Plaintiffs ’ final contention is that the zoning change was' not made in accordance with the comprehensive plan of the Building Zone Ordinance of the Town of Hempstead. The comprehensive plan of a municipality is not always easily recognizable. Whether a rezoning is in accordance with the comprehensive plan is a factual question, not properly disposed of on a motion for summary judgment (CPLR 3212, subd. [b]; cf. Udell v. Haas, 21 N Y 2d 463).

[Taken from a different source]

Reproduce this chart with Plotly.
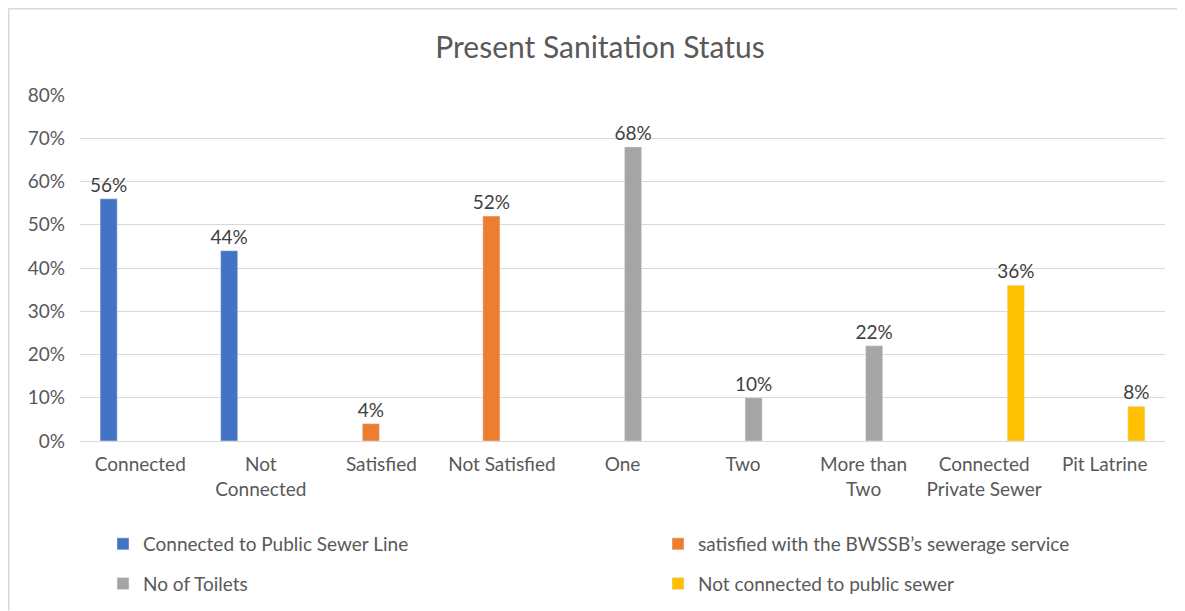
import plotly.graph_objects as go

# categories and series (one value per category, others empty)
categories = ["Connected", "Not<br>Connected", "Satisfied", "Not Satisfied", "One",
              "Two", "More than<br>Two", "Connected<br>Private Sewer", "Pit Latrine"]

series_names = ["Connected to Public Sewer Line",
                "satisfied with the BWSSB\u2019s sewerage service",
                "No of Toilets",
                "Not connected to public sewer"]

public_sewer = [0.56, 0.44, None, None, None, None, None, None, None]
bwssb_service = [None, None, 0.04, 0.52, None, None, None, None, None]
toilets = [None, None, None, None, 0.68, 0.10, 0.22, None, None]
not_connected = [None, None, None, None, None, None, None, 0.36, 0.08]

colors = ["#4472C4", "#ED7D31", "#A5A5A5", "#FFC000"]
legend_ids = ["legend", "legend2", "legend", "legend2"]
FONT = "Lato, 'Open Sans', sans-serif"
GREY = "#595959"

W, H = 1177, 603
L, R, T, B = 72, 20, 87, 170

fig = go.Figure()
for i, (name, vals, col) in enumerate(zip(series_names,
                                          [public_sewer, bwssb_service, toilets, not_connected],
                                          colors)):
    fig.add_trace(go.Bar(
        x=categories, y=vals, name=name, marker_color=col,
        legend=legend_ids[i], legendgroup=f"g{i}",
        text=[f"{v:.0%}" if v is not None else "" for v in vals],
        textposition="outside", cliponaxis=False, constraintext="none",
        textfont=dict(size=19, color="#404040", family=FONT),
    ))

legend_style = dict(orientation="v", xref="container", yref="container",
                    yanchor="top", xanchor="left", tracegroupgap=12,
                    font=dict(size=19, color=GREY, family=FONT),
                    bgcolor="rgba(0,0,0,0)", itemwidth=30)

fig.update_layout(
    width=W, height=H,
    barmode="group", bargap=0.3, bargroupgap=0.19,
    paper_bgcolor="white", plot_bgcolor="white",
    margin=dict(l=L, r=R, t=T, b=B, autoexpand=False),
    font=dict(family=FONT, color=GREY, size=19),
    title=dict(text="Present Sanitation Status", x=0.503, xref="container", xanchor="center",
               y=1 - 39 / H, yref="container", yanchor="middle",
               font=dict(size=30, color=GREY, family=FONT)),
    showlegend=True,
    legend=dict(x=95 / W, y=1 - 517 / H, **legend_style),
    legend2=dict(x=650 / W, y=1 - 517 / H, **legend_style),
)

fig.update_yaxes(range=[0, 0.8], dtick=0.1, tickformat=".0%", showgrid=True,
                 gridcolor="#D9D9D9", gridwidth=1, zeroline=False,
                 ticklabelstandoff=14, tickfont=dict(size=19, color=GREY))
fig.update_xaxes(showline=True, linecolor="#D9D9D9", linewidth=1,
                 tickfont=dict(size=19, color=GREY), ticklabelstandoff=6)

# outer chart border (top and left edges visible in the original)
pw, ph = W - L - R, H - T - B
fig.add_shape(type="line", xref="paper", yref="paper",
              x0=(0.5 - L) / pw, x1=(W - L) / pw, y0=1 + (T - 0.5) / ph, y1=1 + (T - 0.5) / ph,
              line=dict(color="#D9D9D9", width=2))
fig.add_shape(type="line", xref="paper", yref="paper",
              x0=(0.5 - L) / pw, x1=(0.5 - L) / pw, y0=1 + (T - 0.5) / ph, y1=-(B - 0.5) / ph,
              line=dict(color="#D9D9D9", width=2))

fig.write_html("out.html")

Pursuant to CPLR 3212 (subds. [e], [g]) this court finds that Besolution 1012-68 of the Hempstead Town Board, acting on the rezoning application, required and received a majority vote of the Town Board upon adequate notice and hearing. This court further finds that a factual question exists as to whether the rezoning in question was in accordance with a comprehensive plan. Accordingly, partial summary judgment is awarded to the defendant Control Corporation to the extent that no issue remains as to the number of votes required on the Town Board and the requirement of further notice of hearing. However, since a triable issue of fact remains as to whether the rezoning action was done in compliance with a comprehensive plan, summary judgment is denied to the defendant Control Corporation as to this part. The plaintiffs’ cross motion is denied, except to the extent encompassed within these findings.